Rows from a dataset of charts and code
━━━━━━

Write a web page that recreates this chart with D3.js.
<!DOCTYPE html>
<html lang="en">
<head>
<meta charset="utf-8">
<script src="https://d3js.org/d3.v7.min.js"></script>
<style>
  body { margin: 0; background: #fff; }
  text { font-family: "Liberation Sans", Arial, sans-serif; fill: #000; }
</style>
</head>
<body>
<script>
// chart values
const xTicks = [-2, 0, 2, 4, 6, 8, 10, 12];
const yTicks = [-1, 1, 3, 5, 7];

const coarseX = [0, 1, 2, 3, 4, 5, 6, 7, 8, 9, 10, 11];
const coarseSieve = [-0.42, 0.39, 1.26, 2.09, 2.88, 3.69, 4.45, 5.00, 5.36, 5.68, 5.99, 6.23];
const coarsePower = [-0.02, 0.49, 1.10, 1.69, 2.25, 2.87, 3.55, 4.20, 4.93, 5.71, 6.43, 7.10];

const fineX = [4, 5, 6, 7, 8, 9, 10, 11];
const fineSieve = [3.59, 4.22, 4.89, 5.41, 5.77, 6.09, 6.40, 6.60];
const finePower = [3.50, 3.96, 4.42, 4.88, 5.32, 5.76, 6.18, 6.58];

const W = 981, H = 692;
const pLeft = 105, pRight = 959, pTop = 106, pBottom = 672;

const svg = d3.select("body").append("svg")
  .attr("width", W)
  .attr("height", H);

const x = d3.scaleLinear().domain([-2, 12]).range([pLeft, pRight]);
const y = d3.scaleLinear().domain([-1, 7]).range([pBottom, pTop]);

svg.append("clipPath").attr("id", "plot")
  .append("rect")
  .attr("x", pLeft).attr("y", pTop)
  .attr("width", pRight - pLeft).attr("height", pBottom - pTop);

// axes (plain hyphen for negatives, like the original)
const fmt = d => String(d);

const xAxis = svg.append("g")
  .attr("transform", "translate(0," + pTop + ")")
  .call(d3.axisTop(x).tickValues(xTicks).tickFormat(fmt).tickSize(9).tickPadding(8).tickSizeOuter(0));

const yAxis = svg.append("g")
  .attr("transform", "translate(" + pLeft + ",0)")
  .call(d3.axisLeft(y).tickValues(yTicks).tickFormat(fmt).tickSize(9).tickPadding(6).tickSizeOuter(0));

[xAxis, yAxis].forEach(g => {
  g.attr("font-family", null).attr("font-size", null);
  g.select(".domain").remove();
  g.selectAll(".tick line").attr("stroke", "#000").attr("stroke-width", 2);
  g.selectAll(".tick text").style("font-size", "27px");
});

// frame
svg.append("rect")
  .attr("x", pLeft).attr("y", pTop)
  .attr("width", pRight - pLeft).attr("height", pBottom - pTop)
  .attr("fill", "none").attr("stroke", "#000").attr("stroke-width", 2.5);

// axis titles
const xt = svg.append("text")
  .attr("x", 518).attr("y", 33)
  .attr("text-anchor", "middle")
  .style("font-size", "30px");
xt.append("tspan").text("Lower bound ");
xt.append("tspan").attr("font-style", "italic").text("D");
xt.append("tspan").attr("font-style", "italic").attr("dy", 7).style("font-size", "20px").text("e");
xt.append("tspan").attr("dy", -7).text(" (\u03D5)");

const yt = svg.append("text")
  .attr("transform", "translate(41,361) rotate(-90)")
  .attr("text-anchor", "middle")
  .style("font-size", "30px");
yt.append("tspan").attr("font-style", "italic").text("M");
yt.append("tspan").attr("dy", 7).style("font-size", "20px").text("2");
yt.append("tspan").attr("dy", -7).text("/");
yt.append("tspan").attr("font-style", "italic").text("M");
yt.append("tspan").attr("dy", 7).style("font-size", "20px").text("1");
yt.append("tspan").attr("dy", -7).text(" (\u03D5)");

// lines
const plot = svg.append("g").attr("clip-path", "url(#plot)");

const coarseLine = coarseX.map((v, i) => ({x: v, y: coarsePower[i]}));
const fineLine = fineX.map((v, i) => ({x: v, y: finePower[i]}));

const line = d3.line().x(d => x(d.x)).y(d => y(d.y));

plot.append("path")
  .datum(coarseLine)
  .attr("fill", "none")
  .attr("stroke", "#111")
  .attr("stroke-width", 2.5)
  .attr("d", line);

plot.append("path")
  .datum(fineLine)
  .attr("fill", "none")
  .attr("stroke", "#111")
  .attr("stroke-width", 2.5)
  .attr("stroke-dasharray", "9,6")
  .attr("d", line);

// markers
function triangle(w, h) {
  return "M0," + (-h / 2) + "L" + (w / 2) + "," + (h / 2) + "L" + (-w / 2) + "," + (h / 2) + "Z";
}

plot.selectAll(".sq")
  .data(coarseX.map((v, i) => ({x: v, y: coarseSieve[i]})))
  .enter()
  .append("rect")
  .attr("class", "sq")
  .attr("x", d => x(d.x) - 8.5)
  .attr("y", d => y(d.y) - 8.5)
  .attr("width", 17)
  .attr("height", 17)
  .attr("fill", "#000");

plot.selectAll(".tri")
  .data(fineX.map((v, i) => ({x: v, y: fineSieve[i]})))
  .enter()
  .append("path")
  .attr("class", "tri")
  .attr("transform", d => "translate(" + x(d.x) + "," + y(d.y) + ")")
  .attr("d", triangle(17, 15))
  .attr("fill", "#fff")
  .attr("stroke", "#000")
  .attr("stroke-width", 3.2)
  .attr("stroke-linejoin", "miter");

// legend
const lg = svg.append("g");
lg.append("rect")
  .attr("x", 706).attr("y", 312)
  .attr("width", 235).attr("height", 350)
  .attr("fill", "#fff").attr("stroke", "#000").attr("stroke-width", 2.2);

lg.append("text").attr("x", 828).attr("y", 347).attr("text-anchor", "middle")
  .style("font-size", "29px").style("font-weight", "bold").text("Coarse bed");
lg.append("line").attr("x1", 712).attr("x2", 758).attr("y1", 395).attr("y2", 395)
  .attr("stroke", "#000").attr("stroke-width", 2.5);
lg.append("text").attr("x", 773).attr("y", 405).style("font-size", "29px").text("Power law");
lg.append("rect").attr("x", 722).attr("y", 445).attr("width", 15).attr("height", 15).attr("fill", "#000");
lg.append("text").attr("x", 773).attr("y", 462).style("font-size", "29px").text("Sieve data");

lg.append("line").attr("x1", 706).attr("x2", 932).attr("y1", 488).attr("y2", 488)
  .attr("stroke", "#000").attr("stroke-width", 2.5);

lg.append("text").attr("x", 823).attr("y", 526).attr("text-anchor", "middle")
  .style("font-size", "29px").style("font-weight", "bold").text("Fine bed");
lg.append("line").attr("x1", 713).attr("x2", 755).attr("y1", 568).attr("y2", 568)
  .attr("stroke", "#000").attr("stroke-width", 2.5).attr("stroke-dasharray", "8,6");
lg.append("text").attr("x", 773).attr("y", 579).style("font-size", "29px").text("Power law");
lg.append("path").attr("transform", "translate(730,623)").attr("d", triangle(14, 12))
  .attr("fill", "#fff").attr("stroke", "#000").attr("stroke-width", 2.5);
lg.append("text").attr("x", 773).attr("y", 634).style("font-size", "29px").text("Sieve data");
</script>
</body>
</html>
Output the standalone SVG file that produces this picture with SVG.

━━━━━━

GOAL: Starting with the first line of the data above, copy each line exactly until you reach the line with "const yTicks = [-1, 1, 3, 5, 7];"; include that line as well.

ANSWER TO THE PROBLEM:
Write a web page that recreates this chart with D3.js.
<!DOCTYPE html>
<html lang="en">
<head>
<meta charset="utf-8">
<script src="https://d3js.org/d3.v7.min.js"></script>
<style>
  body { margin: 0; background: #fff; }
  text { font-family: "Liberation Sans", Arial, sans-serif; fill: #000; }
</style>
</head>
<body>
<script>
// chart values
const xTicks = [-2, 0, 2, 4, 6, 8, 10, 12];
const yTicks = [-1, 1, 3, 5, 7];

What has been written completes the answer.